2012-12-26T18:41:00Z Wilson wants to return to mayoral ballot as an independentGregory Tejeda Times Correspondent nwitimes.com
December 26, 2012 6:41 pm  • 

CALUMET CITY | Mayoral hopeful Brian Wilson – who last week dropped out of the Feb. 26 Democratic primary – said Wednesday he still plans to seek the top municipal post as a political independent.

Wilson filed a new set of nominating petitions with the city clerk’s office to run independent of any political party in the April 9 general election.

The deadline was 5 p.m. Wednesday for any candidate seeking to run as an independent in April, and Mayor Michelle Markiewicz Qualkinbush confirmed Wilson met the deadline, although she said she had not yet looked at his new set of petitions.

Wilson, currently 4th Ward alderman, had filed petitions to run in the Democratic primary directly against Qualkinbush. But he withdrew those petitions Friday, just before the city’s Electoral Board was prepared to remove his campaign from the ballot.

An objector’s petition obtained by The Times and filed with the Electoral Board contends that Wilson is ineligible to run for office in next year’s elections. The petition states he did not disclose his former employment as a police dispatcher in Burnham on his ethics statements, did not refund payments he received for City Council meetings at which he was absent, and he failed to pay real estate transfer taxes for properties he owns on 164th Street and Paxton Avenue.

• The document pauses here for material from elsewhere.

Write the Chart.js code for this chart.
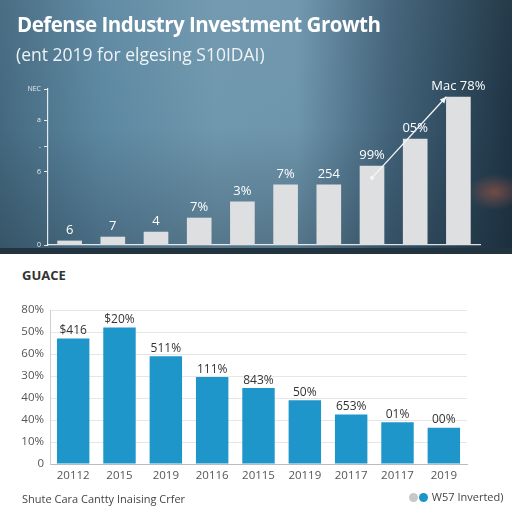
<!DOCTYPE html>
<html>
<head>
<meta charset="utf-8">
<script src="https://cdn.jsdelivr.net/npm/chart.js@4.4.1/dist/chart.umd.min.js"></script>
<style>
  html,body{margin:0;padding:0;width:512px;height:512px;overflow:hidden;background:#fff;font-family:"Open Sans",sans-serif;}
  #top{position:absolute;left:0;top:0;width:512px;height:254px;
    background:
      radial-gradient(ellipse 28px 18px at 495px 192px, rgba(210,100,70,0.45), rgba(210,100,70,0) 100%),
      linear-gradient(180deg, rgba(255,255,255,0.03) 0%, rgba(0,0,0,0) 50%, rgba(20,35,48,0.3) 100%),
      linear-gradient(90deg, #44697f 0%, #5d88a2 20%, #6f97ad 42%, #6d95ac 58%, #42637a 76%, #1e3444 100%);}
  #topStrip{position:absolute;left:0;top:248px;width:512px;height:6px;background:#22343f;}
  #title{position:absolute;left:17px;top:10px;color:#fff;font-weight:700;font-size:20.5px;letter-spacing:-0.5px;white-space:nowrap;}
  #subtitle{position:absolute;left:16px;top:42px;color:#eef3f6;font-size:17.5px;white-space:nowrap;}
  #c1{position:absolute;left:0;top:0;}
  #c2{position:absolute;left:0;top:254px;}
  #h2{position:absolute;left:22px;top:266px;font-weight:700;font-size:13px;color:#333;}
  #foot{position:absolute;left:22px;top:491px;font-size:11px;color:#444;}
  #leg{position:absolute;left:409px;top:489px;font-size:11px;color:#444;white-space:nowrap;}
  .dot{display:inline-block;width:9px;height:9px;border-radius:50%;vertical-align:-1px;margin-right:1px;}
</style>
</head>
<body>
<div id="top"></div>
<div id="topStrip"></div>
<canvas id="c1" width="512" height="254"></canvas>
<div id="title">Defense Industry Investment Growth</div>
<div id="subtitle">(ent 2019 for elgesing S10IDAI)</div>
<div id="h2">GUACE</div>
<canvas id="c2" width="512" height="258"></canvas>
<div id="foot">Shute Cara Cantty Inaising Crfer</div>
<div id="leg"><span class="dot" style="background:#c8c8c8"></span><span class="dot" style="background:#1e94c8"></span> W57 Inverted)</div>
<script>
// ---- Top chart data ----
const topCategories = ["a","b","c","d","e","f","g","h","i","j"];
const topValues = [2.6, 5.1, 8.3, 17.3, 27.6, 38.5, 38.5, 50.6, 67.9, 94.9];
const topLabels = ["6","7","4","7%","3%","7%","254","99%","05%","Mac 78%"];
const topTickValues = [0, 47, 63, 80, 100];
const topTickLabels = ["0","6","-","a","NEC"];
const arrowFrom = [7, 43];
const arrowTo = [8.72, 95];

// ---- Bottom chart data ----
const bottomCategories = ["20112","2015","2019","20116","20115","20119","20117","20117","2019"];
const bottomValues = [57, 62, 49, 39.5, 34.5, 29, 22.5, 19, 16.5];
const bottomLabels = ["$416","$20%","511%","111%","843%","50%","653%","01%","00%"];
const bottomTickLabels = ["0","10%","40%","40%","30%","60%","50%","80%"];

const valueLabelPlugin = {
  id: 'valueLabels',
  afterDatasetsDraw(chart, args, opts) {
    const ctx = chart.ctx;
    const meta = chart.getDatasetMeta(0);
    ctx.save();
    ctx.font = opts.font;
    ctx.fillStyle = opts.color;
    ctx.textAlign = 'center';
    ctx.textBaseline = 'middle';
    meta.data.forEach((bar, i) => {
      ctx.fillText(opts.labels[i], bar.x, bar.y - opts.offset);
    });
    if (opts.arrow) {
      const xs = chart.scales.x, ys = chart.scales.y;
      const x1 = xs.getPixelForValue(opts.arrow.from[0]), y1 = ys.getPixelForValue(opts.arrow.from[1]);
      const x2 = xs.getPixelForValue(opts.arrow.to[0]), y2 = ys.getPixelForValue(opts.arrow.to[1]);
      ctx.strokeStyle = '#f4f6f8'; ctx.fillStyle = '#f4f6f8'; ctx.lineWidth = 1.3;
      ctx.beginPath(); ctx.moveTo(x1, y1); ctx.lineTo(x2, y2); ctx.stroke();
      ctx.beginPath(); ctx.arc(x1, y1, 2, 0, Math.PI*2); ctx.fill();
      const a = Math.atan2(y2 - y1, x2 - x1), L = 7;
      ctx.beginPath(); ctx.moveTo(x2, y2);
      ctx.lineTo(x2 - L*Math.cos(a - 0.45), y2 - L*Math.sin(a - 0.45));
      ctx.lineTo(x2 - L*Math.cos(a + 0.45), y2 - L*Math.sin(a + 0.45));
      ctx.closePath(); ctx.fill();
    }
    ctx.restore();
  }
};

new Chart(document.getElementById('c1'), {
  type: 'bar',
  data: { labels: topCategories, datasets: [{ data: topValues, backgroundColor: '#dedfe0', barThickness: 24 }] },
  plugins: [valueLabelPlugin],
  options: {
    responsive: false, animation: false, devicePixelRatio: 1,
    layout: { padding: { top: 89, right: 32, bottom: 9, left: 0 } },
    plugins: { legend: { display: false }, tooltip: { enabled: false },
      valueLabels: { labels: topLabels, font: '13px "Open Sans", sans-serif', color: '#ffffff', offset: 11,
        arrow: { from: arrowFrom, to: arrowTo } } },
    scales: {
      x: { grid: { display: false, drawTicks: false }, ticks: { display: false },
           border: { display: true, color: 'rgba(255,255,255,0.85)', width: 1.2 } },
      y: { min: 0, max: 100,
           afterBuildTicks: s => { s.ticks = topTickValues.map(v => ({ value: v })); },
           afterFit: s => { s.width = 48; },
           ticks: { color: '#e8eef2', font: { size: 7, family: '"Open Sans", sans-serif' }, padding: 3,
                    callback: (v, i) => topTickLabels[i] },
           grid: { drawOnChartArea: false, drawTicks: true, tickLength: 4, color: 'rgba(255,255,255,0.85)' },
           border: { display: true, color: 'rgba(255,255,255,0.85)', width: 1.2 } }
    }
  }
});

new Chart(document.getElementById('c2'), {
  type: 'bar',
  data: { labels: bottomCategories, datasets: [{ data: bottomValues, backgroundColor: '#1f96ca', barPercentage: 0.7, categoryPercentage: 1.0 }] },
  plugins: [valueLabelPlugin],
  options: {
    responsive: false, animation: false, devicePixelRatio: 1,
    layout: { padding: { top: 56, right: 45, bottom: 0, left: 0 } },
    plugins: { legend: { display: false }, tooltip: { enabled: false },
      valueLabels: { labels: bottomLabels, font: '12px "Open Sans", sans-serif', color: '#333333', offset: 8 } },
    scales: {
      x: { afterFit: s => { s.height = 48; },
           grid: { display: false, drawTicks: true, tickLength: 3 },
           ticks: { color: '#555', font: { size: 11.5, family: '"Open Sans", sans-serif' }, padding: 2, maxRotation: 0 },
           border: { display: true, color: '#bbbbbb' } },
      y: { min: 0, max: 70,
           afterFit: s => { s.width = 50; },
           ticks: { stepSize: 10, color: '#555', font: { size: 11.5, family: '"Open Sans", sans-serif' }, padding: 6,
                    callback: (v, i) => bottomTickLabels[i] },
           grid: { color: '#e6e6e6', drawTicks: false },
           border: { display: true, color: '#cfcfcf' } }
    }
  }
});
</script>
</body>
</html>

Qualkinbush said Wednesday that Wilson has since paid some money to city government, although she would not say how much money or what the payments were for. Wilson also did not elaborate on the payments.

Although a challenge still could be filed to Wilson’s new nominating petitions, he said Wednesday he thinks he will be on the April ballot to run against Qualkinbush.

Wilson also said it is important for there to be a challenger to Qualkinbush in the 2013 election cycle. In 2009, Qualkinbush only faced a write-in campaign challenge. He said that allowed the mayor to boost her salary and benefits, which will go into effect May 1, when the new term begins.

“That’s what happens when there’s no opposition on the ballot and that’s why I decided to run as an independent to avoid a costly legal fight for the Democratic Party nomination and to run as an independent alternative to ‘business as usual,'” Wilson said.

By running an independent campaign, Wilson bypasses the primary, which now is down to Qualkinbush and Victor Green, although supporters of the incumbent mayor are challenging Green’s ballot spot as well.

Qualkinbush said she thinks Wilson is adding to the city’s legal expenses with his new nominating petitions. “If he had done it right the first time, Brian would have got on the ballot and we wouldn’t be going through any of this,” she said.

Green questioned the legality of Wilson’s move, while adding he expects the February Democratic primary to be the significant election.

“My opinion is that I am the only viable candidate who can make a difference and represent the values of the people,” said Green, who has never held elective office but lost a bid for city treasurer in 2009.

Keith Speaks, head of the Hammond-based Neighborhoods Inc., a group that has received municipal contracts, said this year's election process with challenges to nominating petitions does not reflect well upon Calumet City.

“It’s very interesting the way the Electoral Board process plays out in Calumet City,” he said.